/---
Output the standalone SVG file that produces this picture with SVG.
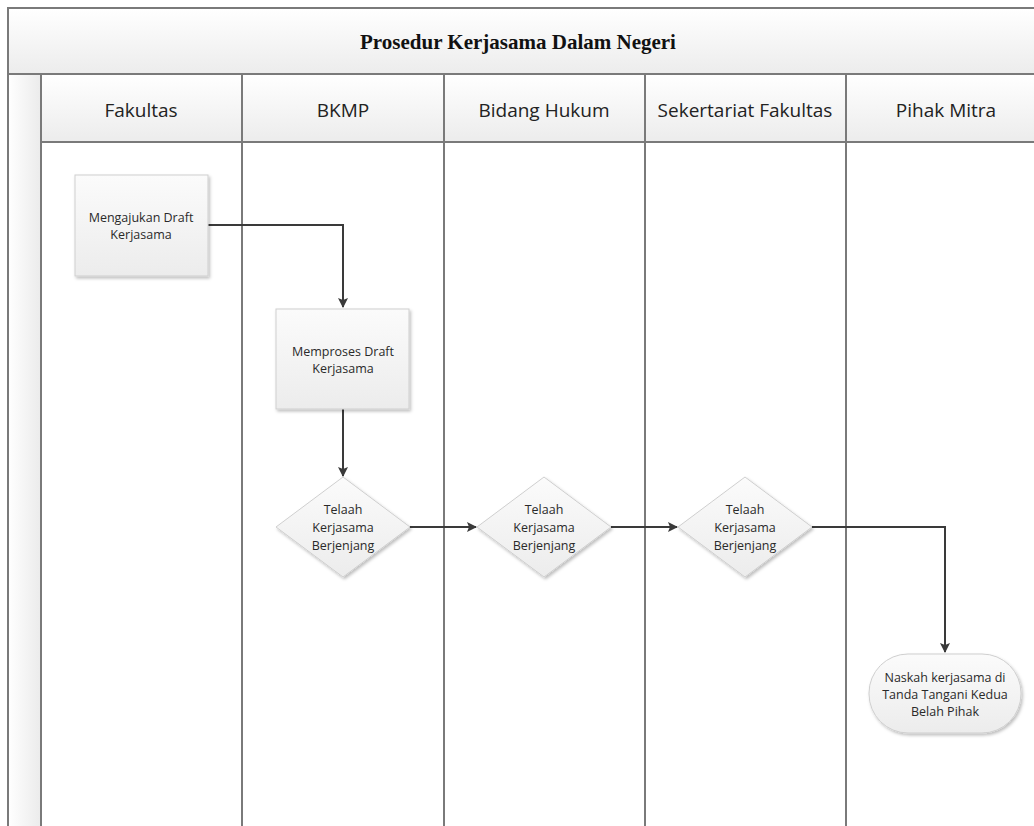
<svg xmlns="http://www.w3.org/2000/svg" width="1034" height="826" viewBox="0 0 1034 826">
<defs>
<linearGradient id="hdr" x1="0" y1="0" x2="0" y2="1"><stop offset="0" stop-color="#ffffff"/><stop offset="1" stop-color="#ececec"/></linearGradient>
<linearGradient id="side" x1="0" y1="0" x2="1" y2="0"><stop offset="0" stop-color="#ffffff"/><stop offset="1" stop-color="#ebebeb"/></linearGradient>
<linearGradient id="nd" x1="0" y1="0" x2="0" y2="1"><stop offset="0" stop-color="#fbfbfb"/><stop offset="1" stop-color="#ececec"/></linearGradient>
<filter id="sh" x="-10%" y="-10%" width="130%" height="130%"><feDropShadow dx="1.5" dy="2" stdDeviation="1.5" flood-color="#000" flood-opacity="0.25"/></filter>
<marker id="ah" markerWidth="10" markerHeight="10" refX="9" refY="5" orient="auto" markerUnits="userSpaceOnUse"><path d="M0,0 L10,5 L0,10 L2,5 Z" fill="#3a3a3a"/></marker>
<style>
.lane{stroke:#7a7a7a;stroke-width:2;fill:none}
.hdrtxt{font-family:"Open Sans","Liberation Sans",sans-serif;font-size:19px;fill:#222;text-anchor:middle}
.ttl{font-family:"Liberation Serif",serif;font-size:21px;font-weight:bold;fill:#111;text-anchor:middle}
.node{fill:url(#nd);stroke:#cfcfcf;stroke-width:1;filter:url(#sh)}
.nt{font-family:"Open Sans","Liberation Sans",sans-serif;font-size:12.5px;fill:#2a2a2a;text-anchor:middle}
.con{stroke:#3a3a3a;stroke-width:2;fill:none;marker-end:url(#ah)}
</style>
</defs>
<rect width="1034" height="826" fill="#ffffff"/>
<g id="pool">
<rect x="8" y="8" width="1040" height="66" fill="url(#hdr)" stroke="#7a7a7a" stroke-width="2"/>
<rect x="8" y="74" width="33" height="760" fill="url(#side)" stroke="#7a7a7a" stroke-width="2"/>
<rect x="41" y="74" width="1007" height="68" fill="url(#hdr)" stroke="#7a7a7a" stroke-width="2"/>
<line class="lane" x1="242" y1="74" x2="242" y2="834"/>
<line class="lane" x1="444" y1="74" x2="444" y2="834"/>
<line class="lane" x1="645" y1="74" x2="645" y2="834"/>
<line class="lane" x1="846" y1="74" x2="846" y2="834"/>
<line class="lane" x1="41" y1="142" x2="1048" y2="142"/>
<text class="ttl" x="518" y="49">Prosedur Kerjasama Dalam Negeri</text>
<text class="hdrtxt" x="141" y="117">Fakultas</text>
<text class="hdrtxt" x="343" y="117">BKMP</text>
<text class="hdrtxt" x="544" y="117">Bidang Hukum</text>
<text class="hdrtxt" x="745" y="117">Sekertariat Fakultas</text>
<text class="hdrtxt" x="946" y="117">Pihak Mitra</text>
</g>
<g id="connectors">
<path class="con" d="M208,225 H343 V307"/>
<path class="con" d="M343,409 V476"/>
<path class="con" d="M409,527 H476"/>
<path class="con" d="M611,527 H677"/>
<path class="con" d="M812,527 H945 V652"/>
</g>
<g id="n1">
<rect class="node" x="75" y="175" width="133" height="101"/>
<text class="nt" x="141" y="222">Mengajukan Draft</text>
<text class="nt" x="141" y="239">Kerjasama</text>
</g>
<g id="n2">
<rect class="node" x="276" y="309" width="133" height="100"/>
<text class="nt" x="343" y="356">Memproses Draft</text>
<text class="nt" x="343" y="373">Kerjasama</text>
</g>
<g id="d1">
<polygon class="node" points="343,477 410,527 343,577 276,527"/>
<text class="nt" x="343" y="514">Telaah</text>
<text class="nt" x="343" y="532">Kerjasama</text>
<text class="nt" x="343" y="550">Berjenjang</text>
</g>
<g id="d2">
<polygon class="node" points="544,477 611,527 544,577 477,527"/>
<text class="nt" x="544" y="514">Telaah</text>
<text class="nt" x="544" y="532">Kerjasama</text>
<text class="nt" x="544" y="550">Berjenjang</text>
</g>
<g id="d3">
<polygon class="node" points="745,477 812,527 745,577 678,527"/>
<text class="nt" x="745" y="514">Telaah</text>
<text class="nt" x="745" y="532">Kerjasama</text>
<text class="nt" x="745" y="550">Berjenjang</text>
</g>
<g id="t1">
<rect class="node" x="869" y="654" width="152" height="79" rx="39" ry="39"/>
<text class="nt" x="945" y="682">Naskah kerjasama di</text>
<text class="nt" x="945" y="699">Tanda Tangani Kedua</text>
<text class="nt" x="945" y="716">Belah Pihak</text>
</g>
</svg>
\---
THE EXERCISE
Please transcribe the material above exactly as written. Leave the pictures out.

EXPECTED ANSWER
Output the standalone SVG file that produces this picture with SVG.
<svg xmlns="http://www.w3.org/2000/svg" width="1034" height="826" viewBox="0 0 1034 826">
<defs>
<linearGradient id="hdr" x1="0" y1="0" x2="0" y2="1"><stop offset="0" stop-color="#ffffff"/><stop offset="1" stop-color="#ececec"/></linearGradient>
<linearGradient id="side" x1="0" y1="0" x2="1" y2="0"><stop offset="0" stop-color="#ffffff"/><stop offset="1" stop-color="#ebebeb"/></linearGradient>
<linearGradient id="nd" x1="0" y1="0" x2="0" y2="1"><stop offset="0" stop-color="#fbfbfb"/><stop offset="1" stop-color="#ececec"/></linearGradient>
<filter id="sh" x="-10%" y="-10%" width="130%" height="130%"><feDropShadow dx="1.5" dy="2" stdDeviation="1.5" flood-color="#000" flood-opacity="0.25"/></filter>
<marker id="ah" markerWidth="10" markerHeight="10" refX="9" refY="5" orient="auto" markerUnits="userSpaceOnUse"><path d="M0,0 L10,5 L0,10 L2,5 Z" fill="#3a3a3a"/></marker>
<style>
.lane{stroke:#7a7a7a;stroke-width:2;fill:none}
.hdrtxt{font-family:"Open Sans","Liberation Sans",sans-serif;font-size:19px;fill:#222;text-anchor:middle}
.ttl{font-family:"Liberation Serif",serif;font-size:21px;font-weight:bold;fill:#111;text-anchor:middle}
.node{fill:url(#nd);stroke:#cfcfcf;stroke-width:1;filter:url(#sh)}
.nt{font-family:"Open Sans","Liberation Sans",sans-serif;font-size:12.5px;fill:#2a2a2a;text-anchor:middle}
.con{stroke:#3a3a3a;stroke-width:2;fill:none;marker-end:url(#ah)}
</style>
</defs>
<rect width="1034" height="826" fill="#ffffff"/>
<g id="pool">
<rect x="8" y="8" width="1040" height="66" fill="url(#hdr)" stroke="#7a7a7a" stroke-width="2"/>
<rect x="8" y="74" width="33" height="760" fill="url(#side)" stroke="#7a7a7a" stroke-width="2"/>
<rect x="41" y="74" width="1007" height="68" fill="url(#hdr)" stroke="#7a7a7a" stroke-width="2"/>
<line class="lane" x1="242" y1="74" x2="242" y2="834"/>
<line class="lane" x1="444" y1="74" x2="444" y2="834"/>
<line class="lane" x1="645" y1="74" x2="645" y2="834"/>
<line class="lane" x1="846" y1="74" x2="846" y2="834"/>
<line class="lane" x1="41" y1="142" x2="1048" y2="142"/>
<text class="ttl" x="518" y="49">Prosedur Kerjasama Dalam Negeri</text>
<text class="hdrtxt" x="141" y="117">Fakultas</text>
<text class="hdrtxt" x="343" y="117">BKMP</text>
<text class="hdrtxt" x="544" y="117">Bidang Hukum</text>
<text class="hdrtxt" x="745" y="117">Sekertariat Fakultas</text>
<text class="hdrtxt" x="946" y="117">Pihak Mitra</text>
</g>
<g id="connectors">
<path class="con" d="M208,225 H343 V307"/>
<path class="con" d="M343,409 V476"/>
<path class="con" d="M409,527 H476"/>
<path class="con" d="M611,527 H677"/>
<path class="con" d="M812,527 H945 V652"/>
</g>
<g id="n1">
<rect class="node" x="75" y="175" width="133" height="101"/>
<text class="nt" x="141" y="222">Mengajukan Draft</text>
<text class="nt" x="141" y="239">Kerjasama</text>
</g>
<g id="n2">
<rect class="node" x="276" y="309" width="133" height="100"/>
<text class="nt" x="343" y="356">Memproses Draft</text>
<text class="nt" x="343" y="373">Kerjasama</text>
</g>
<g id="d1">
<polygon class="node" points="343,477 410,527 343,577 276,527"/>
<text class="nt" x="343" y="514">Telaah</text>
<text class="nt" x="343" y="532">Kerjasama</text>
<text class="nt" x="343" y="550">Berjenjang</text>
</g>
<g id="d2">
<polygon class="node" points="544,477 611,527 544,577 477,527"/>
<text class="nt" x="544" y="514">Telaah</text>
<text class="nt" x="544" y="532">Kerjasama</text>
<text class="nt" x="544" y="550">Berjenjang</text>
</g>
<g id="d3">
<polygon class="node" points="745,477 812,527 745,577 678,527"/>
<text class="nt" x="745" y="514">Telaah</text>
<text class="nt" x="745" y="532">Kerjasama</text>
<text class="nt" x="745" y="550">Berjenjang</text>
</g>
<g id="t1">
<rect class="node" x="869" y="654" width="152" height="79" rx="39" ry="39"/>
<text class="nt" x="945" y="682">Naskah kerjasama di</text>
<text class="nt" x="945" y="699">Tanda Tangani Kedua</text>
<text class="nt" x="945" y="716">Belah Pihak</text>
</g>
</svg>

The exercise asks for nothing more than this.